Based on the analysis of a practical case in North Wales the authors are working on, this paper identified the practical challenges, conducted critical analysis on the emerging solutions, and figured out the pathway forward for implementing P2P energy trading in practice. The key conclusions are summarized as follows.

One key barrier for implementing P2P energy trading in public power networks lies in network charging regulations, since network costs are the most significant electricity bill component where P2P energy trading could bring benefits. The existing network charging regulations have the following three main problems:

• Not cost-reflective of actual use of networks,

• Providing little incentive for local power and energy balancing, and

• Providing incentive for private power networks.

A number of emerging solutions have been proposed accordingly, including technology-oriented solutions which tackle network voltage, congestion and high peak demand issues and new network charging mechanisms reflecting and signaling network losses, operational constraints as well as investment costs.

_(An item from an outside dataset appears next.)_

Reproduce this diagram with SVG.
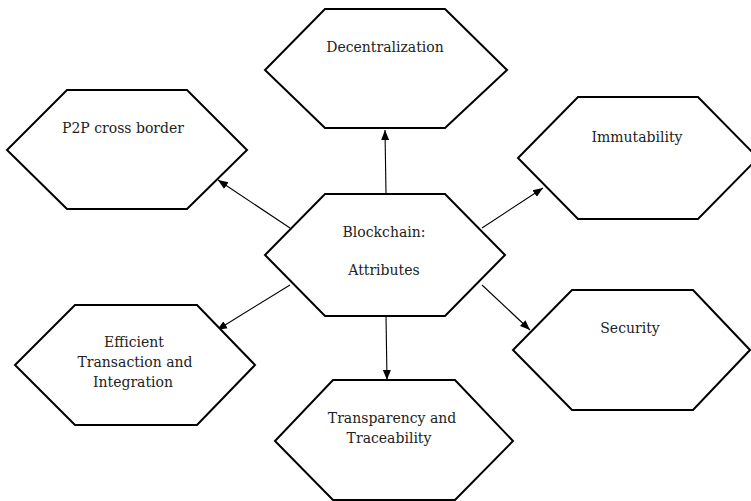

Nevertheless, these solutions have respective pros and cons, and there is not a ‘silver bullet’ to addressing all the practical challenges identified. As for the pathway to the future, exogenous network charging methods are more practical for now, while in the future with high digitalisation level, more delicate methods, such real-time power flow-based methods, can be adopted to send more reflective and accurate incentive signals. Furthermore, transitional arrangements, such as a dynamic subsidising mechanism, need to be designed to scale up P2P energy trading from zero, since not enough benefits might be brought by P2P energy trading when its adoption rate is very low.